## PROBLEM TO SOLVE
Below are records; please write out exactly the lines from the first line through the line containing "from matplotlib.colors import", with no pictures.

## SUPPLIED DATA
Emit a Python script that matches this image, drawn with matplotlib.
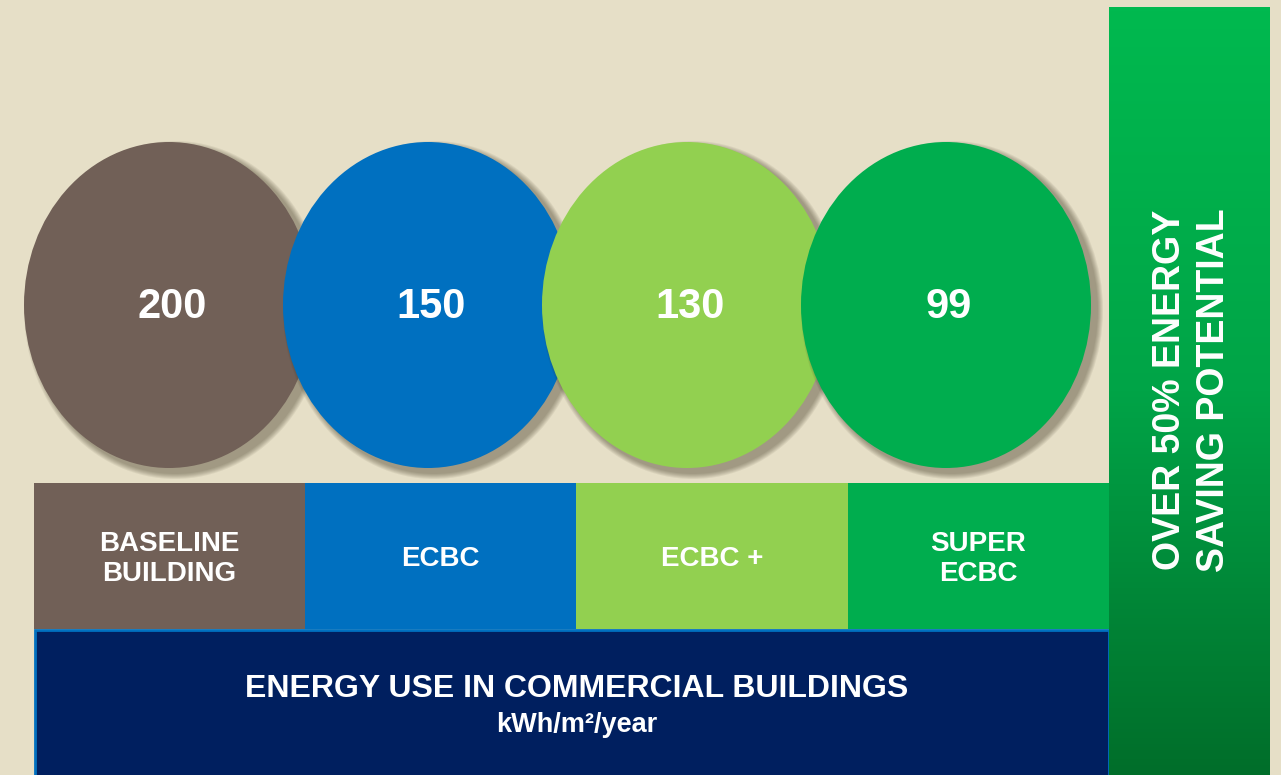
import numpy as np
import matplotlib
matplotlib.use('Agg')
import matplotlib.pyplot as plt
from matplotlib.patches import Ellipse, Rectangle
from matplotlib.colors import LinearSegmentedColormap

# Chart data
values = [200, 150, 130, 99]
categories = ["BASELINE\nBUILDING", "ECBC", "ECBC +", "SUPER\nECBC"]
colors = ["#716057", "#0070C0", "#92D050", "#00AD4E"]

title = "ENERGY USE IN COMMERCIAL BUILDINGS"
unit = "kWh/m\u00b2/year"
side_text = "OVER 50% ENERGY\nSAVING POTENTIAL"

plt.rcParams['font.family'] = ['Liberation Sans', 'DejaVu Sans']

fig = plt.figure(figsize=(12.81, 7.75), dpi=100)
fig.patch.set_facecolor("#E6DFC7")
ax = fig.add_axes([0, 0, 1, 1])
ax.set_xlim(0, 1281)
ax.set_ylim(775, 0)
ax.axis("off")

# circles with soft shadow
step = 259
x0 = 169
for i, (v, c) in enumerate(zip(values, colors)):
    cx = x0 + i * step
    cy = 305
    for k in range(6):
        grow = 12 - 2 * k
        ax.add_patch(Ellipse((cx + 6, cy + 5), 290 + grow, 326 + grow,
                             color="#3A3020", alpha=0.08, lw=0, zorder=2 + i * 2))
    ax.add_patch(Ellipse((cx, cy), 290, 326, color=c, lw=0, zorder=3 + i * 2))
    ax.text(cx + 3, cy + 2, str(v), color="white", fontsize=30, fontweight="bold",
            ha="center", va="center", zorder=20)

# category boxes
bx = [34, 305, 576, 848, 1109]
for i, (lab, c) in enumerate(zip(categories, colors)):
    ax.add_patch(Rectangle((bx[i], 483), bx[i + 1] - bx[i], 146, color=c, lw=0, zorder=10))
    ax.text((bx[i] + bx[i + 1]) / 2, 559, lab, color="white", fontsize=20,
            fontweight="bold", ha="center", va="center", linespacing=1.2, zorder=20)

# bottom band
ax.add_patch(Rectangle((35, 630), 1074, 150, facecolor="#001F5F",
                       edgecolor="#0070C0", lw=2, zorder=11))
ax.text(577, 689, title, color="white", fontsize=23, fontweight="bold",
        ha="center", va="center", zorder=20)
ax.text(577, 725, unit, color="white", fontsize=19.5, fontweight="bold",
        ha="center", va="center", zorder=20)

# right gradient bar
cmap = LinearSegmentedColormap.from_list("g", ["#00B94F", "#00A447", "#006E2A"])
grad = np.linspace(0, 1, 256).reshape(-1, 1)
ax.imshow(grad, cmap=cmap, aspect="auto", extent=(1109, 1270, 775, 7), zorder=12)
ax.set_xlim(0, 1281)
ax.set_ylim(775, 0)
ax.text(1192, 390, side_text, color="white", fontsize=27, fontweight="bold",
        rotation=90, ha="center", va="center", linespacing=1.3, zorder=20)

fig.savefig("out.png", dpi=100, facecolor=fig.get_facecolor())
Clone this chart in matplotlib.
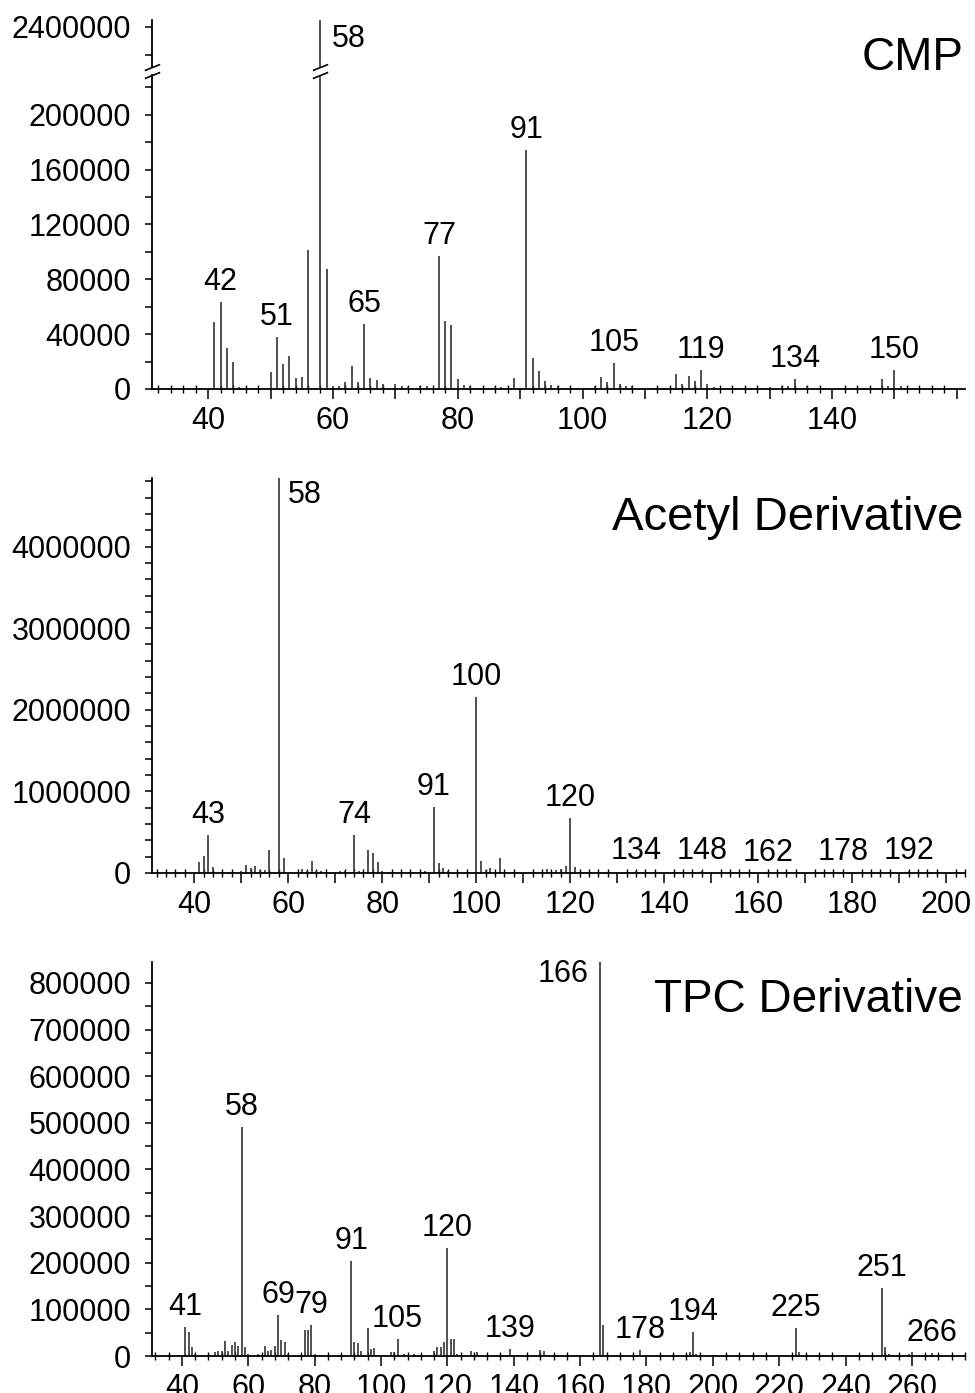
import matplotlib
matplotlib.use('Agg')
import matplotlib.pyplot as plt
from matplotlib.ticker import MultipleLocator, FuncFormatter
import matplotlib.transforms as mtransforms

plt.rcParams['font.family'] = ['Liberation Sans', 'DejaVu Sans']

# ---------------- data ----------------
cmp_mz = [41, 42, 43, 44, 45, 48, 50, 51, 52, 53, 54, 55, 56, 58, 59, 60, 61, 62, 63, 64,
          65, 66, 67, 68, 70, 71, 72, 74, 75, 77, 78, 79, 80, 81, 82, 86, 87, 89, 91, 92,
          93, 94, 95, 96, 102, 103, 104, 105, 106, 107, 108, 115, 116, 117, 118, 119, 120,
          121, 130, 132, 133, 134, 136, 148, 149, 150, 151]
cmp_int = [49000, 63500, 30000, 20000, 1500, 1000, 12400, 38000, 18500, 24000, 8000, 9000,
           101500, 2410000, 87500, 2500, 2500, 5000, 17000, 5000,
           47500, 8000, 6500, 3500, 4000, 2500, 1500, 2500, 2500, 97000, 49500, 47000, 7000,
           3000, 2500, 1500, 1500, 8000, 174500, 22500,
           13000, 6000, 3000, 2000, 2000, 9000, 5000, 19000, 3500, 2500, 2500, 11000, 3500,
           9500, 6000, 14000, 4000,
           1500, 1500, 2500, 2500, 7500, 2000, 7000, 2000, 13500, 2500]
cmp_labels = [42, 51, 65, 77, 91, 105, 119, 134, 150]

acetyl_mz = [41, 42, 43, 44, 50, 51, 52, 53, 54, 55, 56, 58, 59, 63, 64, 65, 66, 67, 71, 72,
             74, 75, 77, 78, 79, 80, 89, 91, 92, 93, 94, 100, 101, 102, 103, 105, 115, 117,
             118, 119, 120, 121, 134, 148, 162, 178, 192]
acetyl_int = [135000, 208000, 465000, 73000, 30000, 98000, 60000, 80000, 40000, 40000,
              282000, 5000000, 184000, 50000, 30000, 147000, 30000, 20000, 20000, 20000,
              465000, 30000, 280000, 245000, 135000, 20000, 30000, 808000, 120000, 60000,
              20000, 2154000, 147000, 40000, 60000, 184000, 50000, 40000,
              50000, 85000, 673000, 70000, 20000, 25000, 5000, 12000, 30000]
acetyl_labels = [43, 74, 91, 100, 120, 134, 148, 162, 178, 192]

tpc_mz = [41, 42, 43, 44, 50, 51, 52, 53, 54, 55, 56, 57, 58, 59, 60, 63, 65, 66, 67, 68,
          69, 70, 71, 72, 77, 78, 79, 80, 91, 92, 93, 94, 96, 97, 98, 103, 104, 105, 107,
          110, 116, 117, 118, 119, 120, 121, 122, 123, 127, 129, 139, 148, 149, 166, 167,
          178, 193, 194, 195, 225, 226, 251, 252, 253, 259, 260, 266]
tpc_int = [62000, 51000, 19000, 5000, 8000, 10000, 10000, 32000, 10000, 23000, 30000, 22000,
           491000, 20000, 5000, 5000, 22000, 10000, 12000, 22000,
           88000, 34000, 30000, 5000, 56000, 56000, 66000, 5000, 204000, 30000, 27000, 10000,
           60000, 15000, 18000, 8000, 8000, 36000, 5000,
           5000, 10000, 20000, 20000, 30000, 232000, 36000, 36000, 5000, 10000, 8000, 15000,
           12000, 10000, 900000, 66000,
           12000, 8000, 52000, 5000, 60000, 8000, 146000, 20000, 5000, 5000, 8000, 6000]
tpc_labels = [41, 58, 69, 79, 91, 105, 120, 139, 178, 194, 225, 251, 266]

titles = ['CMP', 'Acetyl Derivative', 'TPC Derivative']

# ---------------- style ----------------
PEAK = '#333333'
TICK_FS = 22
LAB_FS = 22
W, H = 975, 1393
fig = plt.figure(figsize=(W / 100, H / 100), dpi=100)


def px_axes(left, top, right, bottom):
    return fig.add_axes([left / W, 1 - bottom / H, (right - left) / W, (bottom - top) / H])


def style(ax, bottom=True):
    for s in ['top', 'right']:
        ax.spines[s].set_visible(False)
    ax.spines['left'].set_linewidth(1.3)
    ax.spines['bottom'].set_linewidth(1.3)
    if not bottom:
        ax.spines['bottom'].set_visible(False)
    ax.tick_params(axis='y', which='both', direction='out', length=5, width=1.1,
                   labelsize=TICK_FS, pad=10)
    ax.tick_params(axis='x', which='major', direction='out', length=7, width=1.1,
                   labelsize=TICK_FS, pad=5)
    ax.tick_params(axis='x', which='minor', direction='inout', length=6, width=1.0)


def label_every(step):
    return FuncFormatter(lambda v, p: '%d' % round(v) if round(v) % step == 0 else '')


def peak_labels(ax, mz, inten, labels, fs=LAB_FS):
    for m in labels:
        i = inten[mz.index(m)]
        ax.annotate(str(m), xy=(m, i), xytext=(0, 12), textcoords='offset pixels',
                    ha='center', va='baseline', fontsize=fs)


# ---------------- panel 1 : CMP (broken axis) ----------------
ax1u = px_axes(152, 20, 965, 67)
ax1l = px_axes(152, 75, 965, 389)
for ax in (ax1u, ax1l):
    ax.vlines(cmp_mz, 0, cmp_int, colors=PEAK, lw=1.2)
    ax.set_xlim(31, 161.3)
style(ax1l)
style(ax1u, bottom=False)
ax1l.set_ylim(0, 229000)
ax1u.set_ylim(2371000, 2405000)
ax1l.yaxis.set_major_locator(MultipleLocator(40000))
ax1l.yaxis.set_minor_locator(MultipleLocator(20000))
ax1u.set_yticks([2400000])
ax1u.set_yticks([2380000], minor=True)
ax1u.set_yticklabels(['2400000'])
ax1u.set_xticks([])
ax1u.tick_params(axis='x', which='both', bottom=False, labelbottom=False)
ax1l.xaxis.set_major_locator(MultipleLocator(10))
ax1l.xaxis.set_minor_locator(MultipleLocator(2))
ax1l.xaxis.set_major_formatter(FuncFormatter(
    lambda v, p: '%d' % round(v) if round(v) % 20 == 0 and round(v) <= 140 else ''))
peak_labels(ax1l, cmp_mz, cmp_int, cmp_labels)
ax1u.annotate('58', xy=(58, 2405000), xytext=(11, -27), textcoords='offset pixels',
              ha='left', va='baseline', fontsize=LAB_FS)

# break marks
bk = dict(marker=[(-1, -0.4), (1, 0.4)], markersize=11, linestyle='none',
          color='k', mec='k', mew=1.2, clip_on=False)
ax1l.plot([0], [1], transform=ax1l.transAxes, **bk)
ax1u.plot([0], [0], transform=ax1u.transAxes, **bk)
ax1l.plot([58], [1], transform=mtransforms.blended_transform_factory(ax1l.transData, ax1l.transAxes), **bk)
ax1u.plot([58], [0], transform=mtransforms.blended_transform_factory(ax1u.transData, ax1u.transAxes), **bk)

# ---------------- panel 2 : Acetyl ----------------
ax2 = px_axes(152, 478, 965, 873)
ax2.vlines(acetyl_mz, 0, acetyl_int, colors=PEAK, lw=1.2)
style(ax2)
ax2.set_xlim(31, 204)
ax2.set_ylim(0, 4840000)
ax2.yaxis.set_major_locator(MultipleLocator(1000000))
ax2.yaxis.set_minor_locator(MultipleLocator(200000))
ax2.yaxis.set_major_formatter(FuncFormatter(lambda v, p: '%d' % v))
ax2.xaxis.set_major_locator(MultipleLocator(10))
ax2.xaxis.set_minor_locator(MultipleLocator(2))
ax2.xaxis.set_major_formatter(label_every(20))
peak_labels(ax2, acetyl_mz, acetyl_int, acetyl_labels)
ax2.annotate('58', xy=(58, 4840000), xytext=(9, -25), textcoords='offset pixels',
             ha='left', va='baseline', fontsize=LAB_FS)

# ---------------- panel 3 : TPC ----------------
ax3 = px_axes(152, 962, 965, 1356)
ax3.vlines(tpc_mz, 0, tpc_int, colors=PEAK, lw=1.2)
style(ax3)
ax3.set_xlim(31, 276)
ax3.set_ylim(0, 845000)
ax3.yaxis.set_major_locator(MultipleLocator(100000))
ax3.yaxis.set_minor_locator(MultipleLocator(50000))
ax3.yaxis.set_major_formatter(FuncFormatter(lambda v, p: '%d' % v))
ax3.xaxis.set_major_locator(MultipleLocator(20))
ax3.xaxis.set_minor_locator(MultipleLocator(4))
ax3.xaxis.set_major_formatter(FuncFormatter(lambda v, p: '%d' % v))
peak_labels(ax3, tpc_mz, tpc_int, tpc_labels)
ax3.annotate('166', xy=(166, 845000), xytext=(-11, -20), textcoords='offset pixels',
             ha='right', va='baseline', fontsize=LAB_FS)

for ax in (ax1l, ax1u):
    ax.yaxis.set_major_formatter(FuncFormatter(lambda v, p: '%d' % v))

# ---------------- titles ----------------
fig.text(963 / W, 1 - 70 / H, titles[0], ha='right', va='baseline', fontsize=33)
fig.text(963 / W, 1 - 530 / H, titles[1], ha='right', va='baseline', fontsize=34)
fig.text(963 / W, 1 - 1012 / H, titles[2], ha='right', va='baseline', fontsize=33)

fig.savefig('out.png', dpi=100)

## EXERCISE RESPONSE
Emit a Python script that matches this image, drawn with matplotlib.
import numpy as np
import matplotlib
matplotlib.use('Agg')
import matplotlib.pyplot as plt
from matplotlib.patches import Ellipse, Rectangle
from matplotlib.colors import LinearSegmentedColormap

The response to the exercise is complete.